Certainly, those families that come from regions or belong to ethnicities that have diets rich in fruits and vegetables are going to naturally have diets that are more produce-dense.
Of course, moms have always urged their children to eat more fruits and vegetables. So how much change this represents and how much it means produce consumption can be increased is unclear.
There are fundamental challenges that make increasing produce consumption among kids difficult. Most notably, it is one thing to boost consumption of sweet snack fruit, since kids typically enjoy fruit, so feeding them fruit can be done with increased availability. However, many of the most nutrient-dense produce items are bitter and less appealing to a child’s palate.
And many industry efforts to boost consumption among kids, such as efforts to use cartoons or puppet characters to attract children to fruits and vegetables, have not been shown to increase consumption.
Fundamentally, whatever parents may like to buy, children are not generally feeling their mortality, so they want to eat foods that taste good. When it comes to produce industry efforts to boost consumption, maybe the focus has to be on making the healthiest produce items taste better.
School foodservice seems like an opportunity, but it turns out that compelling school foodservice operations to serve more produce is a lot easier than compelling children to eat more produce.
In the school attended by this author’s children, each student was required to accept a vegetable on his or her plate. After a few months in which the garbage pails were filled with discarded vegetables, the school abandoned the effort.
Even things that excite the produce industry may not actually be beneficial in the long run. The industry loves salad bars in schools, because the minute a school opens one, the industry starts receiving orders for produce items that had never been purchased by the school.

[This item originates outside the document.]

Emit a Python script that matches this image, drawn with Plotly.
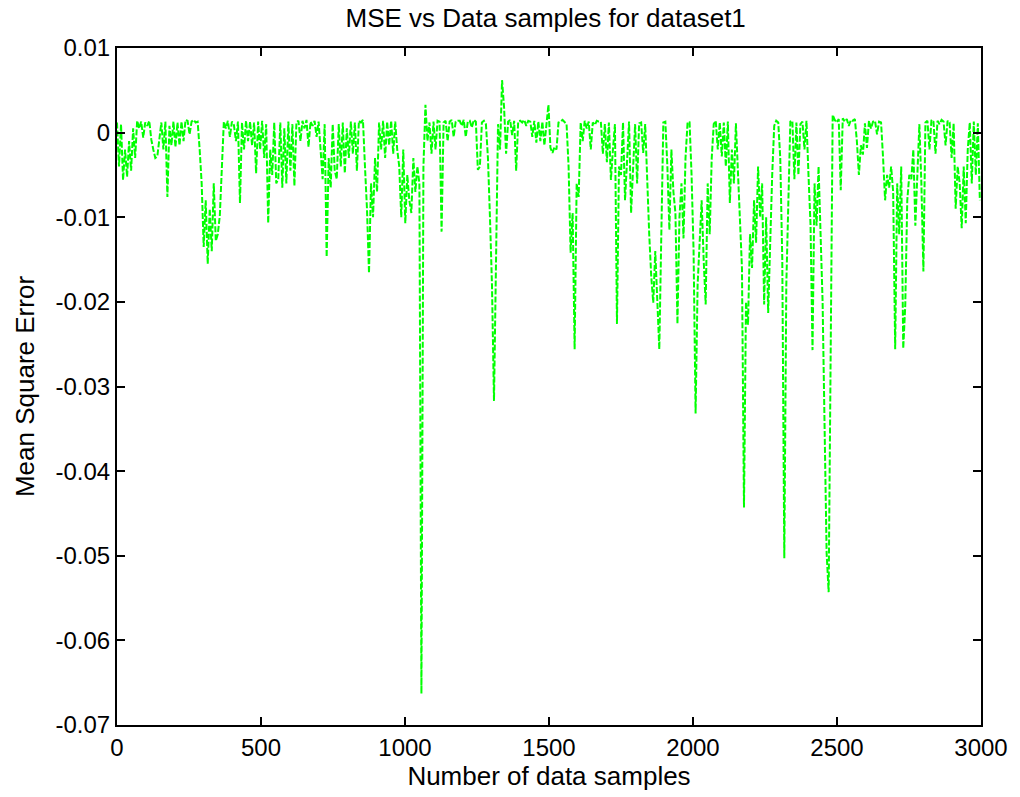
import plotly.graph_objects as go

# Values (one value every 7 samples)
sample_step = 7
mse = [
    # 0-63
    0.0012, -0.004, 0.001, -0.0056, -0.002, -0.0052, -0.001, -0.0045, 0.0005, -0.003,
    # 70-133
    0.0014, 0.0005, 0.0013, -0.0006, 0.0012, 0.0008, 0.0014, -0.0008, -0.002, -0.003,
    # 140-203
    -0.0028, -0.001, 0.0012, -0.002, 0.0013, -0.0076, 0.0008, -0.0015, 0.0013, -0.0017,
    # 210-273
    0.0012, -0.0015, 0.0013, -0.001, 0.0015, 0.0014, -0.0002, 0.0013, 0.0015, 0.0012,
    # 280-343
    0.0013, -0.002, -0.006, -0.0135, -0.008, -0.0155, -0.009, -0.014, -0.006, -0.0128,
    # 350-413
    -0.012, -0.0098, -0.004, 0.0013, 0.0005, 0.0014, -0.0005, 0.0013, 0.0009, -0.001,
    # 420-483
    0.0013, -0.0083, 0.0012, -0.002, 0.0014, -0.001, 0.0013, -0.0015, 0.0012, -0.0048,
    # 490-553
    0.0013, -0.002, 0.0014, -0.003, 0.001, -0.0107, -0.002, -0.005, 0.0012, -0.006,
    # 560-623
    -0.0055, 0.0012, -0.0065, 0.0005, -0.006, 0.0013, -0.0045, 0.0010, -0.0063, 0.0012,
    # 630-693
    0.0014, -0.001, 0.0014, 0.0005, 0.0015, -0.0017, 0.0013, 0.0008, 0.0014, -0.0005,
    # 700-763
    0.0013, -0.002, -0.0055, 0.001, -0.0147, -0.003, -0.0065, 0.0010, -0.0045, -0.0055,
    # 770-833
    0.001, -0.004, 0.0012, -0.0048, 0.0005, -0.003, 0.0013, -0.0025, 0.0012, -0.0045,
    # 840-903
    0.0014, 0.0012, 0.0015, -0.004, -0.009, -0.0166, -0.006, -0.010, -0.003, -0.007,
    # 910-973
    0.0012, -0.002, 0.0014, -0.003, 0.0013, -0.0015, 0.0014, -0.0025, 0.0013, -0.002,
    # 980-1043
    -0.004, -0.010, -0.002, -0.0107, -0.005, -0.008, -0.0095, -0.003, -0.007, -0.004,
    # 1050-1113
    -0.006, -0.0663, -0.004, 0.0033, -0.001, 0.0012, -0.0025, 0.0013, -0.002, 0.0014,
    # 1120-1183
    0.0013, -0.0117, 0.0012, 0.0014, -0.001, 0.0013, 0.0015, -0.0005, 0.0013, 0.0014,
    # 1190-1253
    0.0014, 0.0008, 0.0015, -0.0005, 0.0013, 0.0014, 0.0006, 0.0015, 0.0013, -0.0044,
    # 1260-1323
    -0.004, 0.0012, 0.0014, 0.0010, -0.003, -0.010, -0.018, -0.0317, -0.012, 0.001,
    # 1330-1393
    -0.002, 0.0062, 0.003, -0.0025, 0.0013, 0.0015, -0.0003, 0.0014, -0.0045, 0.0013,
    # 1400-1463
    0.0014, 0.0012, 0.0015, 0.0008, 0.0014, 0.0013, -0.0005, 0.0014, -0.0012, 0.0013,
    # 1470-1533
    -0.001, 0.0013, -0.0015, 0.0010, 0.0033, -0.0018, -0.0024, -0.0017, -0.002, 0.0012,
    # 1540-1603
    0.0013, 0.0015, 0.0012, 0.0010, -0.004, -0.0142, -0.0095, -0.0256, -0.006, -0.0076,
    # 1610-1673
    0.0012, -0.001, 0.0014, 0.0005, 0.0013, -0.0020, 0.0012, 0.0009, 0.0014, 0.0013,
    # 1680-1743
    0.0013, -0.0025, 0.0010, -0.0035, 0.0012, -0.0056, -0.002, 0.0010, -0.0226, -0.004,
    # 1750-1813
    -0.005, 0.0012, -0.008, -0.003, 0.0013, -0.0095, -0.004, 0.0010, -0.006, 0.0011,
    # 1820-1883
    0.0012, -0.0024, 0.0010, -0.006, -0.012, -0.017, -0.0201, -0.014, -0.019, -0.0256,
    # 1890-1953
    -0.012, 0.0012, 0.0013, -0.004, -0.0115, -0.002, -0.007, -0.0095, -0.0226, -0.010,
    # 1960-2023
    -0.006, -0.0125, -0.003, 0.0011, 0.0013, -0.005, -0.014, -0.0332, -0.018, -0.012,
    # 2030-2093
    -0.008, -0.015, -0.0203, -0.006, -0.012, -0.003, 0.0010, 0.0014, -0.002, 0.0012,
    # 2100-2163
    -0.0028, 0.0012, -0.004, 0.0013, -0.0083, -0.002, -0.006, 0.0011, -0.0044, -0.009,
    # 2170-2233
    -0.016, -0.0443, -0.02, -0.0227, -0.012, -0.016, -0.008, -0.013, -0.004, -0.01,
    # 2240-2303
    -0.006, -0.0203, -0.01, -0.0213, -0.012, -0.005, 0.0008, 0.0014, 0.0012, -0.003,
    # 2310-2373
    -0.015, -0.0503, -0.018, -0.008, 0.0013, 0.0014, -0.0055, 0.0012, -0.005, 0.0010,
    # 2380-2443
    0.0013, -0.002, 0.0014, -0.005, -0.0108, -0.0257, -0.006, -0.011, -0.004, -0.012,
    # 2450-2513
    -0.02, -0.035, -0.0497, -0.0543, -0.03, 0.0021, 0.0015, 0.0012, 0.0016, -0.0068,
    # 2520-2583
    0.0017, 0.0013, 0.0016, 0.0008, 0.0015, 0.0014, 0.0016, -0.001, -0.005, -0.0015,
    # 2590-2653
    -0.0026, 0.0011, -0.0018, 0.0014, 0.0005, 0.0013, 0.0014, -0.0002, 0.0013, 0.0012,
    # 2660-2723
    -0.003, -0.008, -0.005, -0.0065, -0.004, -0.007, -0.0256, -0.006, -0.012, -0.004,
    # 2730-2793
    -0.0255, -0.0204, -0.008, -0.005, -0.0055, -0.002, -0.011, -0.004, 0.0010, -0.006,
    # 2800-2863
    -0.0164, 0.0012, 0.0014, -0.002, 0.0015, 0.0013, -0.0025, 0.0014, 0.0010, 0.0015,
    # 2870-2933
    0.0013, -0.0015, 0.0014, 0.0012, -0.003, 0.0011, -0.009, -0.004, -0.006, -0.0113,
    # 2940-2996
    -0.004, -0.0107, -0.002, 0.0012, -0.006, 0.0013, -0.005, 0.0011, -0.008,
]
samples = [i * sample_step for i in range(len(mse))]

x_ticks = [0, 500, 1000, 1500, 2000, 2500, 3000]
y_ticks = [0.01, 0, -0.01, -0.02, -0.03, -0.04, -0.05, -0.06, -0.07]
y_tick_text = ["0.01", "0", "-0.01", "-0.02", "-0.03", "-0.04", "-0.05", "-0.06", "-0.07"]

font_family = "Liberation Sans, Arial, sans-serif"

fig = go.Figure()
fig.add_trace(go.Scatter(
    x=samples, y=mse, mode="lines",
    line=dict(color="#00FF00", width=2, dash="6px,2px"),
    showlegend=False,
))

axis_common = dict(
    showgrid=False, zeroline=False, showline=True, linecolor="black", linewidth=2,
    mirror="ticks", ticks="inside", ticklen=8, tickwidth=1.5, tickcolor="black",
    tickfont=dict(family=font_family, size=24, color="black"),
)

fig.update_layout(
    width=1020, height=797,
    margin=dict(l=117, r=36, t=48, b=72),
    paper_bgcolor="white", plot_bgcolor="white",
    title=dict(text="MSE vs Data samples for dataset1", x=0.535, xanchor="center",
               y=0.978, yanchor="middle",
               font=dict(family=font_family, size=26, color="black")),
    xaxis=dict(range=[0, 3000], tickvals=x_ticks,
               title=dict(text="Number of data samples", standoff=4,
                          font=dict(family=font_family, size=26, color="black")),
               **axis_common),
    yaxis=dict(range=[-0.07, 0.01], tickvals=y_ticks, ticktext=y_tick_text,
               title=dict(text="Mean Square Error", standoff=13,
                          font=dict(family=font_family, size=26, color="black")),
               **axis_common),
)

fig.write_html("out.html")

There is also a real fear that children, not being experts in salad composition, may turn themselves off consuming salad items because adding salad bar items on their plate may cause digestive problems. Maybe offering composed salads on a long-term basis would serve to boost consumption.
Restaurants have been chastised for not offering children healthy options in kid’s meals, and many establishments have responded. McDonald’s has Cuties; Disney made the default option baby carrots, grapes, and apple slices.
At Darden restaurants, there is a commitment to make fruit and vegetables the default side dish, 1 percent milk is promoted, and at least one children’s menu option must meet specific criteria regarding calories, sodium, and fat.
Offering juice instead of soda may feel healthier, but the truth is many juice drinks have more sugar than Coca-Cola.
There are many restaurants trumpeting new offerings, but very few announced the improvements these healthier offerings caused in leading children to have healthier diets.
In addition, the science on health and nutrition is changing and unsettled. Not very long ago, expert opinion was that the big problem with French fries was the frying. Now the same experts tell us the oil is the best part. They worry about the glycemic load of the potato itself. So it is not always clear what a healthy option means.
Intuitively, it seems smart to focus on changing dietary habits of children to be more produce-dense. This, it is thought, will increase the likelihood that children will continue to eat more fruits and vegetables as they move into adulthood — although the evidence for this is still unconfirmed.
We don’t really know what will work. Is this primarily a marketing problem? A culinary problem? Or is it something inherent in the product?
With increased travel, global media and a more ethnically diverse society, there is little question that there is a world of dishes waiting to be discovered by children, and we would be foolish to not try all we can.